When I was 21, I was a college dropout living on the floor of a friend’s apartment. I was estranged from my family because I chose not to be around them, and I was completely lost in myself.
During that year, I spent nearly every day alone. Over the previous two years of my life, I had slowly slipped into myself, away from friends and any purpose to guide and drive me beyond the most present satisfactions. I lived in a cage of self-absorption. For Thanksgiving in my 21st year, I missed all of my family’s activities, including our goose-hunting trip and the Thanksgiving Day meal at the ranch house. Instead, I chose to cut myself off from communicating with everyone, seeking desperately to avoid seeing another face that might recall me to my own lonely heart.
I have always been content alone. My mother often told me I was so easy as a child because I needed no attention—I had my own mind to get lost within—yet this also rightly worried her because I did not seek others out, especially when I was hurting or feeling shame. By the time I was 21, after two years of burying myself in the shame of not living up to who I could be as a student as well as a pile of addictions and self-hatred, I was even more intent on fleeing others; they awoke in me an awareness of just how lonely and lost I was. I could hide my heart’s aching loneliness from myself with a series of addictions and distractions, but the face of another person was a mirror to me.
Thanksgiving day for my family usually consists of turkey, stuffing, endless rolls, a goose, pecan pie, football, and thanksgiving. The central focus and culmination of our meal is our giving of thanks where, with a solemn yet joyful procession around the table, we offer up our gratitude for family, friends, and all the goodness of life. This is one of many sacraments my family practices around the dinner table on special occasions. For birthdays, my family intentionally sets aside a time at the end of the meal to tell the family member who was born that day why we love them. These moments recall us back to joy, thanksgiving, and shared love. But for that Thanksgiving, I was a prodigal so desperately mired in the muck of myself that I could not handle love, joy, and thanksgiving. When we turn in upon ourselves and seek our satisfaction from only what we desire, our hearts can shrivel up to the point where love and joy become painful for us. Right then, love and joy were painful for me to encounter.

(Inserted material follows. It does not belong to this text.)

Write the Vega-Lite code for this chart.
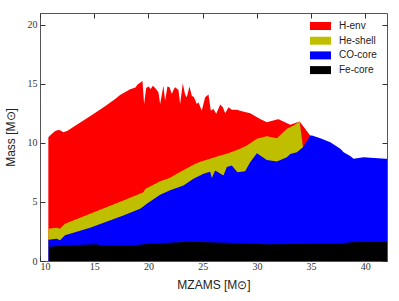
{
  "$schema": "https://vega.github.io/schema/vega-lite/v6.json",
  "width": 347,
  "height": 248,
  "autosize": {"type": "none"},
  "padding": {"left": 40, "top": 13, "right": 12, "bottom": 40},
  "background": "white",
  "config": {
    "view": {"stroke": "#555555", "strokeWidth": 1},
    "axis": {
      "grid": false,
      "domain": false,
      "tickSize": -5,
      "tickColor": "#333333",
      "tickWidth": 1,
      "labelFont": "Liberation Serif",
      "labelFontSize": 10,
      "labelColor": "#333333",
      "labelPadding": 8,
      "titleFont": "Liberation Sans",
      "titleFontSize": 12,
      "titleFontWeight": "normal",
      "titleColor": "#222222"
    },
    "legend": {
      "orient": "none",
      "legendX": 273.5,
      "legendY": 6,
      "padding": 0,
      "title": null,
      "symbolType": "M-1.5,-0.57H1.5V0.57H-1.5Z",
      "symbolSize": 196,
      "symbolStrokeWidth": 0,
      "symbolOpacity": 1,
      "labelFont": "Liberation Sans",
      "labelFontSize": 10,
      "labelColor": "#222222",
      "labelOffset": 11.5,
      "rowPadding": 2.7
    }
  },
  "datasets": {
    "env": [
      {"m": 10.77, "v": 10.48}, {"m": 11.0, "v": 10.7}, {"m": 11.4, "v": 11.0}, {"m": 11.69, "v": 11.1},
      {"m": 11.9, "v": 11.05}, {"m": 12.15, "v": 10.9}, {"m": 12.5, "v": 11.0}, {"m": 13.0, "v": 11.3},
      {"m": 14.0, "v": 11.9}, {"m": 15.0, "v": 12.5}, {"m": 16.0, "v": 13.1}, {"m": 17.0, "v": 13.75},
      {"m": 17.38, "v": 14.05}, {"m": 18.31, "v": 14.55}, {"m": 18.8, "v": 14.7}, {"m": 19.0, "v": 14.95},
      {"m": 19.23, "v": 15.1}, {"m": 19.45, "v": 15.25}, {"m": 19.6, "v": 13.3}, {"m": 19.79, "v": 14.65},
      {"m": 20.0, "v": 14.77}, {"m": 20.22, "v": 14.57}, {"m": 20.4, "v": 14.85}, {"m": 20.62, "v": 14.65},
      {"m": 20.92, "v": 14.29}, {"m": 21.08, "v": 13.3}, {"m": 21.38, "v": 14.85}, {"m": 21.54, "v": 13.58},
      {"m": 21.75, "v": 14.77}, {"m": 21.94, "v": 14.71}, {"m": 22.16, "v": 14.15}, {"m": 22.31, "v": 14.49},
      {"m": 22.46, "v": 14.71}, {"m": 22.77, "v": 14.49}, {"m": 22.92, "v": 13.3}, {"m": 23.17, "v": 15.05},
      {"m": 23.38, "v": 14.09}, {"m": 23.54, "v": 13.86}, {"m": 23.78, "v": 14.77}, {"m": 24.0, "v": 14.0},
      {"m": 24.2, "v": 13.86}, {"m": 24.46, "v": 13.3}, {"m": 24.6, "v": 13.44}, {"m": 24.92, "v": 12.74},
      {"m": 25.23, "v": 13.86}, {"m": 25.54, "v": 14.09}, {"m": 25.75, "v": 12.74}, {"m": 26.0, "v": 12.88},
      {"m": 26.25, "v": 12.46}, {"m": 26.62, "v": 13.25}, {"m": 26.86, "v": 13.02}, {"m": 27.08, "v": 12.51},
      {"m": 27.38, "v": 13.02}, {"m": 27.69, "v": 12.8}, {"m": 28.15, "v": 12.8}, {"m": 28.62, "v": 12.68},
      {"m": 29.38, "v": 12.51}, {"m": 30.3, "v": 12.03}, {"m": 30.92, "v": 11.75}, {"m": 31.85, "v": 11.98},
      {"m": 32.0, "v": 12.0}, {"m": 33.08, "v": 11.53}, {"m": 33.94, "v": 11.81}, {"m": 34.92, "v": 10.63}
    ],
    "he": [
      {"m": 10.77, "v": 2.74}, {"m": 11.54, "v": 2.82}, {"m": 11.85, "v": 2.74}, {"m": 12.31, "v": 3.16},
      {"m": 14.62, "v": 4.0}, {"m": 17.69, "v": 5.13}, {"m": 19.54, "v": 5.83}, {"m": 19.7, "v": 6.1},
      {"m": 21.08, "v": 6.75}, {"m": 22.0, "v": 7.05}, {"m": 22.62, "v": 7.39}, {"m": 24.15, "v": 8.15},
      {"m": 24.77, "v": 8.4}, {"m": 25.69, "v": 8.66}, {"m": 26.62, "v": 8.93}, {"m": 27.23, "v": 9.08},
      {"m": 28.46, "v": 9.5}, {"m": 29.08, "v": 9.78}, {"m": 30.0, "v": 10.35}, {"m": 30.92, "v": 10.57},
      {"m": 31.85, "v": 10.4}, {"m": 32.77, "v": 11.19}, {"m": 33.38, "v": 11.47}, {"m": 33.94, "v": 11.81},
      {"m": 34.25, "v": 9.64}
    ],
    "co": [
      {"m": 10.77, "v": 1.81}, {"m": 11.54, "v": 1.89}, {"m": 11.85, "v": 1.75}, {"m": 12.31, "v": 2.17},
      {"m": 14.62, "v": 2.82}, {"m": 17.69, "v": 3.86}, {"m": 19.23, "v": 4.43}, {"m": 19.5, "v": 4.6},
      {"m": 19.85, "v": 4.85}, {"m": 21.08, "v": 5.6}, {"m": 22.0, "v": 6.0}, {"m": 23.23, "v": 6.4},
      {"m": 24.15, "v": 6.96}, {"m": 25.08, "v": 7.39}, {"m": 25.69, "v": 7.55}, {"m": 25.85, "v": 7.02},
      {"m": 26.15, "v": 7.67}, {"m": 26.92, "v": 7.24}, {"m": 27.23, "v": 7.95}, {"m": 27.69, "v": 8.09},
      {"m": 28.2, "v": 7.52}, {"m": 28.92, "v": 7.6}, {"m": 29.38, "v": 8.37}, {"m": 30.0, "v": 9.12},
      {"m": 30.92, "v": 8.55}, {"m": 31.85, "v": 8.43}, {"m": 32.77, "v": 8.79}, {"m": 33.08, "v": 9.05},
      {"m": 33.69, "v": 9.21}, {"m": 34.25, "v": 9.64}, {"m": 34.92, "v": 10.63}, {"m": 35.08, "v": 10.63},
      {"m": 35.85, "v": 10.4}, {"m": 36.77, "v": 10.06}, {"m": 37.69, "v": 9.5}, {"m": 38.0, "v": 9.21},
      {"m": 38.6, "v": 8.9}, {"m": 38.92, "v": 8.66}, {"m": 39.85, "v": 8.79}, {"m": 40.5, "v": 8.75},
      {"m": 41.85, "v": 8.66}, {"m": 42.0, "v": 8.65}
    ],
    "fe": [
      {"m": 10.83, "v": 1.2}, {"m": 12.0, "v": 1.3}, {"m": 12.46, "v": 1.33}, {"m": 14.0, "v": 1.38},
      {"m": 15.23, "v": 1.42}, {"m": 15.5, "v": 1.33}, {"m": 18.6, "v": 1.33}, {"m": 20.15, "v": 1.47},
      {"m": 23.2, "v": 1.6}, {"m": 24.77, "v": 1.6}, {"m": 27.85, "v": 1.52}, {"m": 30.92, "v": 1.41},
      {"m": 34.0, "v": 1.45}, {"m": 37.08, "v": 1.47}, {"m": 39.08, "v": 1.6}, {"m": 42.0, "v": 1.6}
    ]
  },
  "layer": [
    {
      "data": {"name": "env"},
      "mark": {"type": "area", "interpolate": "linear"},
      "encoding": {
        "x": {"field": "m", "type": "quantitative", "scale": {"domain": [10, 42], "nice": false, "zero": false},
              "axis": {"orient": "bottom", "values": [10, 15, 20, 25, 30, 35, 40], "title": "MZAMS [M⊙]", "titlePadding": 8, "labelPadding": 5}},
        "y": {"field": "v", "type": "quantitative", "stack": null, "scale": {"domain": [0, 21], "nice": false},
              "axis": {"orient": "left", "values": [0, 5, 10, 15, 20], "title": "Mass [M⊙]", "titlePadding": 10}},
        "color": {"datum": "H-env", "type": "nominal",
                  "scale": {"domain": ["H-env", "He-shell", "CO-core", "Fe-core"], "range": ["#ff0000", "#bfbf00", "#0000ff", "#000000"]}}
      }
    },
    {
      "data": {"name": "he"},
      "mark": {"type": "area", "interpolate": "linear"},
      "encoding": {
        "x": {"field": "m", "type": "quantitative", "axis": null},
        "y": {"field": "v", "type": "quantitative", "stack": null, "axis": null},
        "color": {"datum": "He-shell", "type": "nominal"}
      }
    },
    {
      "data": {"name": "co"},
      "mark": {"type": "area", "interpolate": "linear"},
      "encoding": {
        "x": {"field": "m", "type": "quantitative", "axis": null},
        "y": {"field": "v", "type": "quantitative", "stack": null, "axis": null},
        "color": {"datum": "CO-core", "type": "nominal"}
      }
    },
    {
      "data": {"name": "fe"},
      "mark": {"type": "area", "interpolate": "linear"},
      "encoding": {
        "x": {"field": "m", "type": "quantitative",
              "axis": {"orient": "top", "values": [10, 15, 20, 25, 30, 35, 40], "labels": false, "title": null}},
        "y": {"field": "v", "type": "quantitative", "stack": null,
              "axis": {"orient": "right", "values": [0, 5, 10, 15, 20], "labels": false, "title": null}},
        "color": {"datum": "Fe-core", "type": "nominal"}
      }
    }
  ],
  "resolve": {"axis": {"x": "independent", "y": "independent"}}
}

Instead of community and celebration, I spent that Thanksgiving alone. I locked myself up in the apartment and wanted no one to come near me. Because I was so afraid of seeing another face, I did not leave my room until I became hungry. Around mid-afternoon, I finally decided to order pizza (which to my surprise was still delivered on Thanksgiving) and waited in my cavern for it to arrive. I was watching football, just like my family was likely doing, when the pizza arrived. When I opened the door, I found a young man, probably my own age, looking at me quizzically. I immediately wondered: Why was this young man working on Thanksgiving? What had led him to the point where he wasn’t at home with his family, eating a joyful Thanksgiving meal? Was he without a family or friends to share joy and love with today?
Then, I saw in his eyes the same questions being asked back at me. Beneath my armor of distractions, the desperate beating brokenness of my own heart pulsed with billowing pangs into my consciousness. In this pizza delivery boy’s face, I saw my own loneliness.
Driving through a small town on I-45 the other day, I saw a big billboard, the type of sign you only see in a small town in Texas, which read: “Lost? The map is in My Book. ~God”. When I saw it, I was struck by a realization: When I am lost, the map back to where I need to go has not often been written on a page but in the face of another person. When I was lost that Thanksgiving day, the face of a pizza delivery boy first woke me to how lost I really was. Now, every time I attempt to escape back into myself to hide from the constant reality that I am lonely, broken, and in need, I find myself face to face with another broken heart. I writhe to run, but the God whose face is always seeking mine will not let me turn forever from my own brokenness. I am recalled back to the place of my own poverty, where I am unable to live without another living within me, beside me, and for me, and where in turn I am called to live for others outside the ruinous cavern of myself.